Aktualisiert am 17.12.2019Lesedauer: 3 Min.
Thomas Haldenwang (li.), Holger Münch und Horst Seehofer: Die Behörden wollen stärker gegen Rechtsextremismus vorgehen.Vergrößern des Bildes
Thomas Haldenwang (li.), Holger Münch und Horst Seehofer: Die Behörden wollen stärker gegen Rechtsextremismus vorgehen. (Quelle: Hannibal Hanschke/reuters)

Die deutschen Behörden wollen stärker gegen den Rechtsextremismus vorgehen. Sie nennen alarmierende Zahlen. Und wollen vieles anders machen als bisher.

Die deutschen Behörden sehen die steigende Gewalt in der rechtsextremen Szene mit Sorge. "Mittlerweile liegt die Ursache der Hälfte aller politisch motivierten Körperverletzungen im rechtsextremen Bereich", sagte Bundesinnenminister Horst Seehofer. Es sei notwendig, bei der Bekämpfung des Rechtsextremismus stärker tätig zu sein.

Das zeigt auch eine weitere Entwicklung: Die Hälfte aller rechtsextremen Täter seien vorher nicht polizeibekannt gewesen, sagte der Chef des Bundeskriminalamts, Holger Münch, auf einer gemeinsamen Pressekonferenz mit Seehofer und dem Verfassungsschutz-Präsident Thomas Haldenwang.

Zahl der "Gefährder" könnte erhöht werden

Das BKA prüfe derzeit, die Zahl der als rechtsextremistische "Gefährder" eingeordneten Personen zu erhöhen. Der Verfassungsschutz stuft derzeit 12.700 Rechtsextreme als gewaltbereit ein. Im Moment führt das BKA aber nur 48 Rechtsextreme als "Gefährder", denen jederzeit eine Straftat zugetraut wird und die entsprechend überwacht werden, und 126 Rechtsextreme als "relevante Personen". Das gelte es nun zu überprüfen.

Innenminister Seehofer, Verfassungsschutz-Präsident Haldenwang und BKA-Chef Münch informierten auf der Pressekonferenz über die Neuorganisation der Sicherheitsbehörden im Kampf gegen den Rechtsextremismus. Auch unter dem Eindruck des tödlichen Attentats auf den Kasseler Regierungspräsidenten Walter Lübcke (CDU) und des antisemitischen Anschlags in Halle bewilligte der Bundestag im November 600 neue Stellen für die Behörden.

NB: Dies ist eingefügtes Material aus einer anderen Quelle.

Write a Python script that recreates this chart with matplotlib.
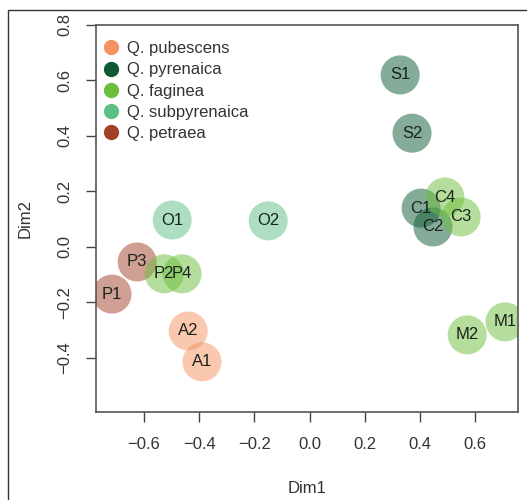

300 der Stellen werden dabei dem BKA für den Kampf gegen den Rechtsextremismus zugute kommen, 300 dem Bundesamt für Verfassungsschutz. Damit sei man nun "bei beiden Behörden auf der Höhe der Zeit", sagte Seehofer.

Neue Rechte und neue Medien stärker im Blick

Nicht nur das Personal wird breiter aufgestellt, auch die Beobachtung der Szene wird ausgeweitet. In der Vergangenheit habe man sich stark auf den gewaltorientierten Rechtsextremismus konzentriert, sagte Haldenwang. "Heute wissen wir, es ist ein ganzheitlicher Ansatz erforderlich."

So will der Verfassungsschutz nicht mehr nur die "alte Rechte" in den Blick nehmen, die Parteien, Vereine und Kameradschaften, sondern auch die Neue Rechte. Sie sei der geistige Nährboden, sagte Haldenwang, und nannte als Beispiele die "Identitäre Bewegung", die AfD-Jugendorganisation "Junge Alternative" sowie die AfD-Gruppierung "Flügel". Zudem müsste der Rechtsextremismus im Internet stärker beobachtet werden. Insgesamt gehe es darum, Netzwerke besser zu erkennen.

Der Verfassungsschutz, aber auch das BKA wollen dabei vom Kampf gegen den Islamismus lernen. Etwa bei der Frage, wie man Sachverhalte und Personen priorisiert oder wie Behörden besser zusammenarbeiten. Es gibt beim Verfassungsschutz etwa eine neue Einheit für die "explorative Aufklärung auf Internetplattformen" und eine neue Einheit für die Neue Rechte. Zudem hat sich die Behörde mit den Landesämtern für Verfassungsschutz verständigt, dass demnächst bei länderübergreifenden Gefährdungen das Bundesamt die Federführung übernimmt – und es so nicht mehr zu Kompetenzstreit kommt.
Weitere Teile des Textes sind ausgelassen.